» WHAT YOU WILL DO
State the number of lines where "matplotlib" appears. Add nothing else.

» THE DATA

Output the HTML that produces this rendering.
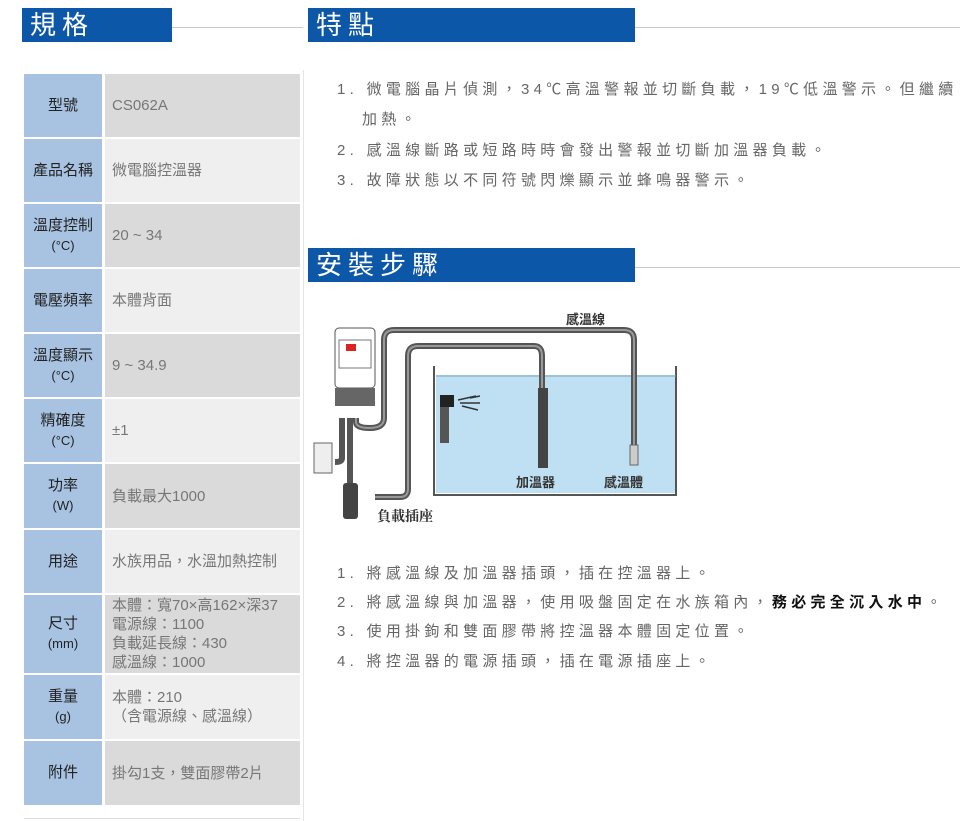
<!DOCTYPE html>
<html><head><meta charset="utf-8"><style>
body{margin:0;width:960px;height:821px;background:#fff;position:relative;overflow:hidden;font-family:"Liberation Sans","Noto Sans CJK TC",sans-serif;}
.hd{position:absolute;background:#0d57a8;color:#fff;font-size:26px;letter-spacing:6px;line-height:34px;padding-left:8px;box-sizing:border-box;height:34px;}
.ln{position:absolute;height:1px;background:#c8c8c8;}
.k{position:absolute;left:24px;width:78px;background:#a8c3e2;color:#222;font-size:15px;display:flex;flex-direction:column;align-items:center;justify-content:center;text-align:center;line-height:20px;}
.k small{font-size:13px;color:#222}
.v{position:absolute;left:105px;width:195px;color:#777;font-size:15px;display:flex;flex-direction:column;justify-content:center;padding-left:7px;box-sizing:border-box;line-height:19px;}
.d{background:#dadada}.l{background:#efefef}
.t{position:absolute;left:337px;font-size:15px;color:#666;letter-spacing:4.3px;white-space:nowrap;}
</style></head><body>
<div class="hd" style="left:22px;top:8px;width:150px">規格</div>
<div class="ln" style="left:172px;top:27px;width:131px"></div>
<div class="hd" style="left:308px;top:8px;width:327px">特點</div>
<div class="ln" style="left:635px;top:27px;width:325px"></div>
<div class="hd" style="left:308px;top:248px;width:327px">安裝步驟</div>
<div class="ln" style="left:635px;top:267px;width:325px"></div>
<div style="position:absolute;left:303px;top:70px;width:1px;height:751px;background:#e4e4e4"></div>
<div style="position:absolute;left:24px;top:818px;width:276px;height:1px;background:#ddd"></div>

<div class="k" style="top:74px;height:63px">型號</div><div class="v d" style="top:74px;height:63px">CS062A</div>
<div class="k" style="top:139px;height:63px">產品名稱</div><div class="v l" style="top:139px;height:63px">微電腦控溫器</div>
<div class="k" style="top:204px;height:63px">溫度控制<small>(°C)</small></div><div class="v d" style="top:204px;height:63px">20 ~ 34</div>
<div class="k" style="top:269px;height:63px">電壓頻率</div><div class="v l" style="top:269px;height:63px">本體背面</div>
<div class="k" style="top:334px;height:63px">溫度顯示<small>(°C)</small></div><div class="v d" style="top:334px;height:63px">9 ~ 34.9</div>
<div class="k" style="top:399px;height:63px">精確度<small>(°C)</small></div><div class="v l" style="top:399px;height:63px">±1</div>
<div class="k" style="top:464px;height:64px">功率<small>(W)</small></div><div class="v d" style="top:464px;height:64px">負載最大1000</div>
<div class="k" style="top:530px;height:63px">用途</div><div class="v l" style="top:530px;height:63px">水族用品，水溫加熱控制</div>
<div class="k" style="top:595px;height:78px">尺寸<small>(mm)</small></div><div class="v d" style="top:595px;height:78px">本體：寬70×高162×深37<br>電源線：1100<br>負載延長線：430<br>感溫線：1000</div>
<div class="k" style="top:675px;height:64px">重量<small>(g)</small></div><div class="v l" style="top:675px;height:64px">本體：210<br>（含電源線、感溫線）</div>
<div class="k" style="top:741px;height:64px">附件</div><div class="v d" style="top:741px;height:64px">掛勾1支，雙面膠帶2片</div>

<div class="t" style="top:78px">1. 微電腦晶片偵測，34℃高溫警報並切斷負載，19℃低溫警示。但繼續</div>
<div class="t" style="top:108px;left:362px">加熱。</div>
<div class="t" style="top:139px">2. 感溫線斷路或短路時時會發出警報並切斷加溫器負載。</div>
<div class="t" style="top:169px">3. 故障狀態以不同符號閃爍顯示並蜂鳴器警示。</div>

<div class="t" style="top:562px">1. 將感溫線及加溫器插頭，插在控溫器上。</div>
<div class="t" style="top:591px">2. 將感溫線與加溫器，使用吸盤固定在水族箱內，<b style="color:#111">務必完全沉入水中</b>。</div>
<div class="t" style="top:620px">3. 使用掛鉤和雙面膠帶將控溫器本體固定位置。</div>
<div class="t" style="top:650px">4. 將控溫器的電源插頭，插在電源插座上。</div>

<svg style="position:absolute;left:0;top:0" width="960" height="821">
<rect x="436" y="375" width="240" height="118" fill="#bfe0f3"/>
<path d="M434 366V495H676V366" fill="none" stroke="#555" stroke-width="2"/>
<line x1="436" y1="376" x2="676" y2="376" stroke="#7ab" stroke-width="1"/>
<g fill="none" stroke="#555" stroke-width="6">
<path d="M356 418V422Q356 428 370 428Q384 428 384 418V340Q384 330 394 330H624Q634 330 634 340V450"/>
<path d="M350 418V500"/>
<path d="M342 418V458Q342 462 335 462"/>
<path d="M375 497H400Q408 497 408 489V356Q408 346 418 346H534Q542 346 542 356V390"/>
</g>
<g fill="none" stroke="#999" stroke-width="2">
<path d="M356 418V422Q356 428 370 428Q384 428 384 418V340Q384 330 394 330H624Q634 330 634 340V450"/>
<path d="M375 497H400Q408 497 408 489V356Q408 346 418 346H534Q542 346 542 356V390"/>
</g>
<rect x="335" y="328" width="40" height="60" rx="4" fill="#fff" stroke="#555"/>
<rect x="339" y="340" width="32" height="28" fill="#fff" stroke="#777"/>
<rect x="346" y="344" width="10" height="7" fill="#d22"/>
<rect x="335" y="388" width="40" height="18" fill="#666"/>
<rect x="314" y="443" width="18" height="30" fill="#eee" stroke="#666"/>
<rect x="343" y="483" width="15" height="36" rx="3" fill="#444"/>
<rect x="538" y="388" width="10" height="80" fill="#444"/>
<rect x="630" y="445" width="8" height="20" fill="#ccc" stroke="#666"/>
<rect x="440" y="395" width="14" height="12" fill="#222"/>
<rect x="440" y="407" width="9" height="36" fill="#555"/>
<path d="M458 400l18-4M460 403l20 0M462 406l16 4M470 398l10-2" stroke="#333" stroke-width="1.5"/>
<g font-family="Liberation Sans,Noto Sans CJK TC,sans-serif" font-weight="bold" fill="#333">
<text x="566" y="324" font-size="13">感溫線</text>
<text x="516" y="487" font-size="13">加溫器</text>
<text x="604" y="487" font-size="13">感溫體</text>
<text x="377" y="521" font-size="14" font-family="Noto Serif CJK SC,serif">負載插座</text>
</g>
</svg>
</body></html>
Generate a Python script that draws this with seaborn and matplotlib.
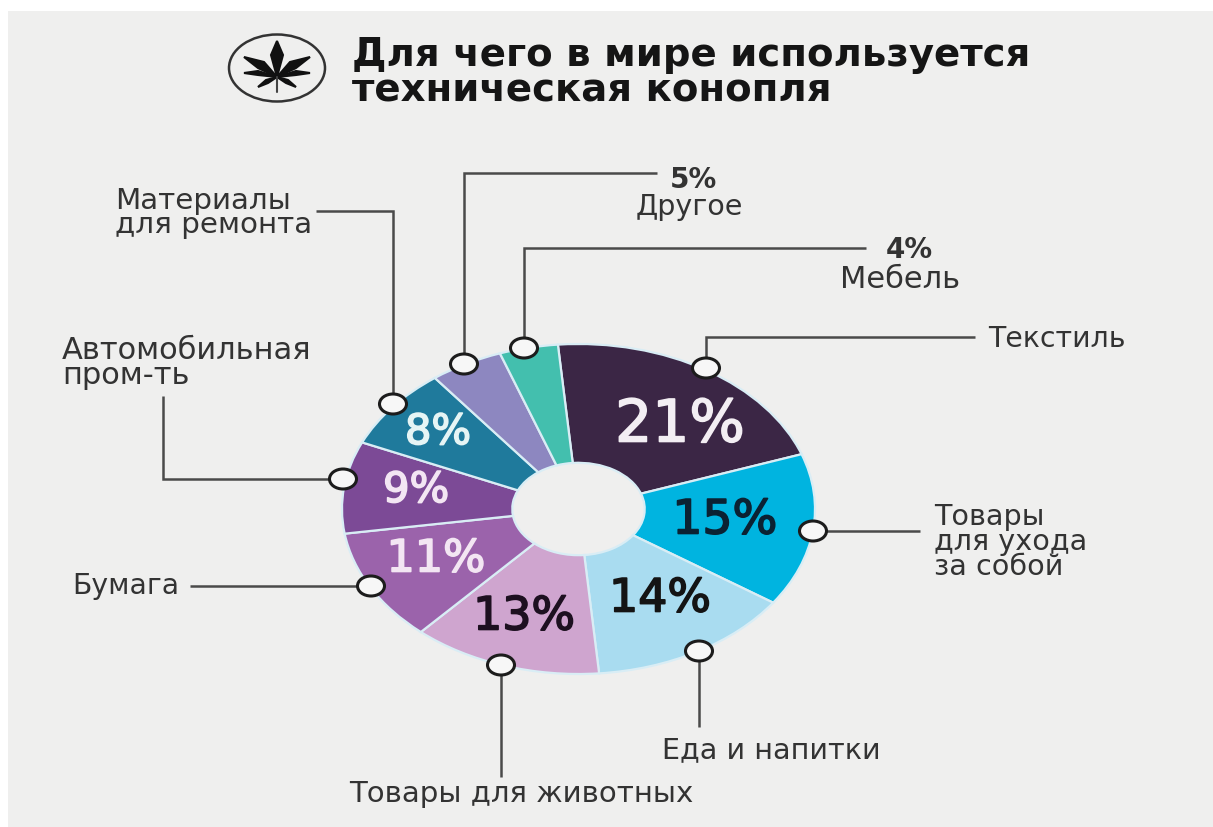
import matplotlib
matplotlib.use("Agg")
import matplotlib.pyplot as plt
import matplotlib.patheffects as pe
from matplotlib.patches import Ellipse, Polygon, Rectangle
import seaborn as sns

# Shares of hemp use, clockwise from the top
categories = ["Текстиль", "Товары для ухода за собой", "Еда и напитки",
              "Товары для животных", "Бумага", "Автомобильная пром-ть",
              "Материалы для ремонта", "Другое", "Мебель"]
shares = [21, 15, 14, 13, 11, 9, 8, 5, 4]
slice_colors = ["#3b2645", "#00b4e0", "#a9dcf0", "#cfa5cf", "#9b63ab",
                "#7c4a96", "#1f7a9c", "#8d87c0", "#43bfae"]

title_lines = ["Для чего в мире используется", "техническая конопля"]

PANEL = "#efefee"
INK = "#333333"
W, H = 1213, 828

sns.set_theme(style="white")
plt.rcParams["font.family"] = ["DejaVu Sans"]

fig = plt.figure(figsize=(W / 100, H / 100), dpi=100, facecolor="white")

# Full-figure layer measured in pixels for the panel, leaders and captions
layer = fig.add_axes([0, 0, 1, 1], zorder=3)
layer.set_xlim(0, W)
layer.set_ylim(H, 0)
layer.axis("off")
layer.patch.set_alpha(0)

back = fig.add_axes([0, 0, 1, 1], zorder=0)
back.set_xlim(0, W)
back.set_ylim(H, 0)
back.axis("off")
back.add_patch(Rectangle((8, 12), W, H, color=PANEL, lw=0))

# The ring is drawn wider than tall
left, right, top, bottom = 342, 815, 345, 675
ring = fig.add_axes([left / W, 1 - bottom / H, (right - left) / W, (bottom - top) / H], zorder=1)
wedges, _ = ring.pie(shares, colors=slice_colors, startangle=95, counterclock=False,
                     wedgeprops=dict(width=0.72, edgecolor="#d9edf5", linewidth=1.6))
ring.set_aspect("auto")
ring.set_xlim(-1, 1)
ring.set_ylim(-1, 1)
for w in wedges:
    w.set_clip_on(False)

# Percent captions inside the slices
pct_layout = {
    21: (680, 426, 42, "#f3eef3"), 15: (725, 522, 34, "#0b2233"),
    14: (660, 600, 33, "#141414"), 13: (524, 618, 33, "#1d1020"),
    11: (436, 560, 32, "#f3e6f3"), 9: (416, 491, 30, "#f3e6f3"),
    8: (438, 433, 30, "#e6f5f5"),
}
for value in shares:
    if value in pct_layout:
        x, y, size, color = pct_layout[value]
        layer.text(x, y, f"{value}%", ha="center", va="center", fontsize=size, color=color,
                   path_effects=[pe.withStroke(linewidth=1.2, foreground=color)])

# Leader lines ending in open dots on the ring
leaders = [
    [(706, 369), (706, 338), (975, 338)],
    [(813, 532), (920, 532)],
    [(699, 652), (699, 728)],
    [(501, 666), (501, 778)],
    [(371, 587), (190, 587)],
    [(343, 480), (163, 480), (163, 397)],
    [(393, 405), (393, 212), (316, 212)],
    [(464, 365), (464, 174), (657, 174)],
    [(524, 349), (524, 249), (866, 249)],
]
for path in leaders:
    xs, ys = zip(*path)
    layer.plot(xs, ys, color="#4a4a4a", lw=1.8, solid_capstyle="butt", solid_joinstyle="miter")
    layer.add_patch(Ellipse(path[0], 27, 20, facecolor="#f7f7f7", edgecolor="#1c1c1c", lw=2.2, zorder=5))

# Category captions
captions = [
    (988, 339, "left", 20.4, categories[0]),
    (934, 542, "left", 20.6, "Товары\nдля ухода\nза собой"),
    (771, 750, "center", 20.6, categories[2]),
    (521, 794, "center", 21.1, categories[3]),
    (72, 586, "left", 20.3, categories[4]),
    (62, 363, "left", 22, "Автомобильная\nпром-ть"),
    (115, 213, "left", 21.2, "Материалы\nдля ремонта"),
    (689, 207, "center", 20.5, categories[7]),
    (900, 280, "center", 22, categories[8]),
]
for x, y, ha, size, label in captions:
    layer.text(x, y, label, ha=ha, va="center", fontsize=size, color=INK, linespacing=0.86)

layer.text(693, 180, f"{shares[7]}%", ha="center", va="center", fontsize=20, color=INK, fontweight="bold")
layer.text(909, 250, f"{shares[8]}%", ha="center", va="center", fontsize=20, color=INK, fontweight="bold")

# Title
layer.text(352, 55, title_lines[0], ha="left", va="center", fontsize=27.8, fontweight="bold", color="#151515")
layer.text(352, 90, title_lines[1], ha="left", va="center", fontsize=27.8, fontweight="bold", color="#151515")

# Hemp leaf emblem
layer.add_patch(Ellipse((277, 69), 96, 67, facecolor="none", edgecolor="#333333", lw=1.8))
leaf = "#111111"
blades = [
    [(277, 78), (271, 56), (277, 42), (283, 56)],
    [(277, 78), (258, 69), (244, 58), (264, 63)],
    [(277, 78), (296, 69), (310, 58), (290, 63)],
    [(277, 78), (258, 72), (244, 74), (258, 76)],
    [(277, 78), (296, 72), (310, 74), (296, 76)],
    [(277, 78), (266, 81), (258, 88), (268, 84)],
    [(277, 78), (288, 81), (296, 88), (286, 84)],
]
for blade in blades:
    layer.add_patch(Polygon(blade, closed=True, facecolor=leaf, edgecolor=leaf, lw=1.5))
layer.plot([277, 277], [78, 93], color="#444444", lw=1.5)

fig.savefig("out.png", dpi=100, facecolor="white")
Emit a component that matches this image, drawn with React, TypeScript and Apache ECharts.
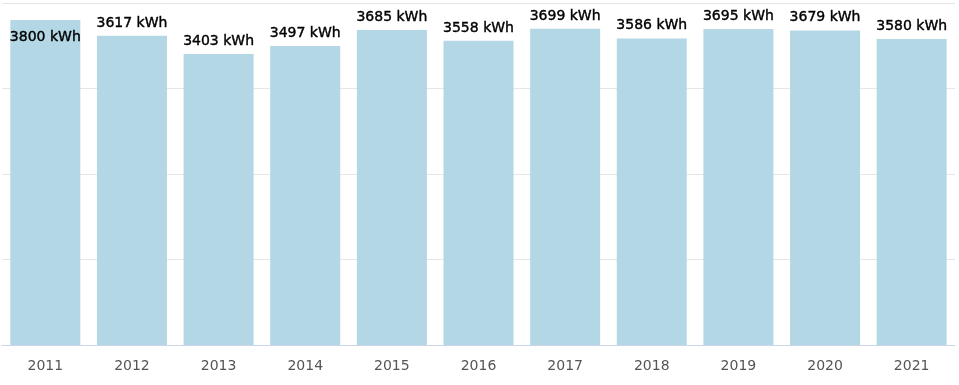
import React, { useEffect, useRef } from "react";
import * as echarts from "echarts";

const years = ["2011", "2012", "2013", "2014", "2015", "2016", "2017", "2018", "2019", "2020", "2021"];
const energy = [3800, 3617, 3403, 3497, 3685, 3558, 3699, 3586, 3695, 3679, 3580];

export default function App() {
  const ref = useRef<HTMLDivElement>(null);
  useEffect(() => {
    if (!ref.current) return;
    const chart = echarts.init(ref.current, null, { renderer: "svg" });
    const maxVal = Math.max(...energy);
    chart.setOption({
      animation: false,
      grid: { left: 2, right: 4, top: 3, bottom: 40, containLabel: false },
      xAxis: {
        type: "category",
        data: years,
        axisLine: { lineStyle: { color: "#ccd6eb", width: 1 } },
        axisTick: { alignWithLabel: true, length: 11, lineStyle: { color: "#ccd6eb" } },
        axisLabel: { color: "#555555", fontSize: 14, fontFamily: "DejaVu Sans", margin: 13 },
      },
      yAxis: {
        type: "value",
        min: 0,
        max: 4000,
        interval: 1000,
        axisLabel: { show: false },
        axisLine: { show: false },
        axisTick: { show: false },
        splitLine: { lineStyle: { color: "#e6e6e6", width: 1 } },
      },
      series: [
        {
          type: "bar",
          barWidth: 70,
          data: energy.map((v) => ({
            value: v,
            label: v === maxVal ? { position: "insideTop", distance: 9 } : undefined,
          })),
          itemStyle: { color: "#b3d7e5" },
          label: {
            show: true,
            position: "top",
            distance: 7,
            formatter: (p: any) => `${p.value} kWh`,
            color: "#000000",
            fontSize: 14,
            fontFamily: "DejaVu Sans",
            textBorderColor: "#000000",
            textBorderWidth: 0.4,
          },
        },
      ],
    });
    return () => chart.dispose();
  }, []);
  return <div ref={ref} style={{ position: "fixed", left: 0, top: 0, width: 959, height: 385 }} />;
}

» SOLUTION TO THE PROBLEM
6